The XC90 gives the driver a lot of control over how the propulsion systems are used however. You can stick to electrons, hold the current battery charge for later use, or even use the combustion engine to recharge the battery (and predictably eat up remaining gas range). Leave it to its own devices on longer drives and it’s essentially a T6; if you do lots of shorter stints and plug in in-between, a tank could conceivably last weeks. The EPA rates the XC90 at 27 mpg combined, and we averaged just over 30 mpg during our time with it.

In Inscription trim the XC90 is a confident drive. On the comfort/handling spectrum it’s firmly in the former camp: it’s not floaty, but it’s also not going to encourage you to go apex-hunting. That wouldn’t really fit its character. With a full charge it builds speed deceptively quickly. Bury the right pedal and that little four-cylinder sounds frisky in the mid-range and above, shedding its slightly diesel-sounding low-rev nature.

For 2020 the other pedal is also more positive. Volvo installed a new braking system that better transitions between regenerative braking and the discs doing the work. Gone is the inconsistent brake feel of previous XC90 hybrids, replaced with something more positive and predictable.

Our tester’s optional air suspension lets it ride high on snow-covered country roads and dropped it down for dry tarmac. It initially feels quite big — because it is — but excellent sight lines make it easy to place on the road.

Loading …

Verdict: 2020 Volvo XC90 T8

The Volvo XC90 continues to age gracefully. The 2020 facelift builds on an excellent base that Volvo has consistently improved on each year. It isn’t perfect: it has an over-reliance on its touchscreen and the third row isn’t as accessible as we’d like.
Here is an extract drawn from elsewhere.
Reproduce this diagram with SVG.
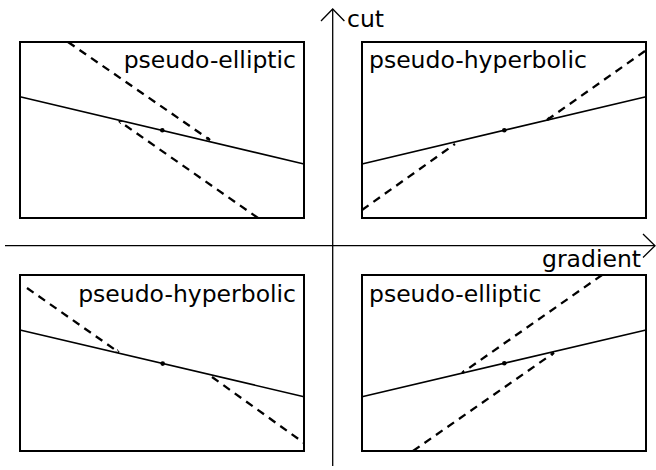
<svg xmlns="http://www.w3.org/2000/svg" width="656" height="470" viewBox="0 0 656 470">
<style>
.box{fill:none;stroke:#000;stroke-width:2}
.sol{stroke:#000;stroke-width:1.6;fill:none}
.dsh{stroke:#000;stroke-width:2.3;stroke-dasharray:8,6;fill:none}
.ax{stroke:#000;stroke-width:1.3;fill:none}
.dot{fill:#000}
text{font-family:"DejaVu Sans",Verdana,sans-serif;font-size:23.5px;fill:#000}
</style>
<defs>
<marker id="ah" viewBox="0 0 10 10" refX="9" refY="5" markerWidth="4" markerHeight="4" orient="auto" markerUnits="userSpaceOnUse">
<path d="M1,1 L9,5 L1,9" fill="none" stroke="#000" stroke-width="2"/>
</marker>
</defs>
<g id="axes">
<line class="ax" x1="5" y1="245.7" x2="655" y2="245.7"/>
<polyline class="ax" points="643,234 655,245.7 643,257.5"/>
<line class="ax" x1="332.7" y1="466" x2="332.7" y2="9"/>
<polyline class="ax" points="321,21 332.7,9 344.4,21"/>
<text x="347" y="27">cut</text>
<text x="542" y="267">gradient</text>
</g>
<g id="q1">
<rect class="box" x="20" y="42" width="284" height="176"/>
<text x="296" y="68" text-anchor="end">pseudo-elliptic</text>
<line class="sol" x1="20" y1="96.7" x2="304" y2="164"/>
<circle class="dot" cx="162.3" cy="130.3" r="2.3"/>
</g>
<g id="q2">
<rect class="box" x="362" y="42" width="284" height="176"/>
<text x="369" y="68">pseudo-hyperbolic</text>
<line class="sol" x1="362" y1="164" x2="646" y2="96.7"/>
<circle class="dot" cx="504.3" cy="130.3" r="2.3"/>
</g>
<g id="q3">
<rect class="box" x="20" y="275" width="284" height="176"/>
<text x="296" y="302" text-anchor="end">pseudo-hyperbolic</text>
<line class="sol" x1="20" y1="330" x2="304" y2="396.7"/>
<circle class="dot" cx="162.7" cy="363.6" r="2.3"/>
</g>
<g id="q4">
<rect class="box" x="362" y="275" width="284" height="176"/>
<text x="369" y="302">pseudo-elliptic</text>
<line class="sol" x1="362" y1="396.7" x2="646" y2="330"/>
<circle class="dot" cx="504.3" cy="363.3" r="2.3"/>
</g>
<g id="connectors">
<line class="dsh" x1="68" y1="42" x2="210" y2="140" marker-end="url(#ah)"/>
<line class="dsh" x1="258" y1="218" x2="119" y2="121" marker-end="url(#ah)"/>
<line class="dsh" x1="362" y1="210" x2="455" y2="144"/>
<line class="dsh" x1="645" y1="51" x2="547" y2="120" marker-end="url(#ah)"/>
<line class="dsh" x1="27" y1="288" x2="119" y2="352.5" marker-end="url(#ah)"/>
<line class="dsh" x1="212" y1="377" x2="304" y2="443"/>
<line class="dsh" x1="602" y1="275" x2="462" y2="373" marker-end="url(#ah)"/>
<line class="dsh" x1="413" y1="451" x2="554" y2="352.7" marker-end="url(#ah)"/>
</g>
</svg>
It’s also not cheap: while a base front-drive T5 comes in under $50,000, our T8 tester breaches the $85k mark.

That sticker comes attached to a unique vehicle though, which is saying something in the crowded mid-size luxury SUV market. The XC90 steers clear of the aggressive thrustiness so common in its class, countering with the gentle grace and cool interior only the Scandinavians can pull off. A cure for the common crossover, indeed.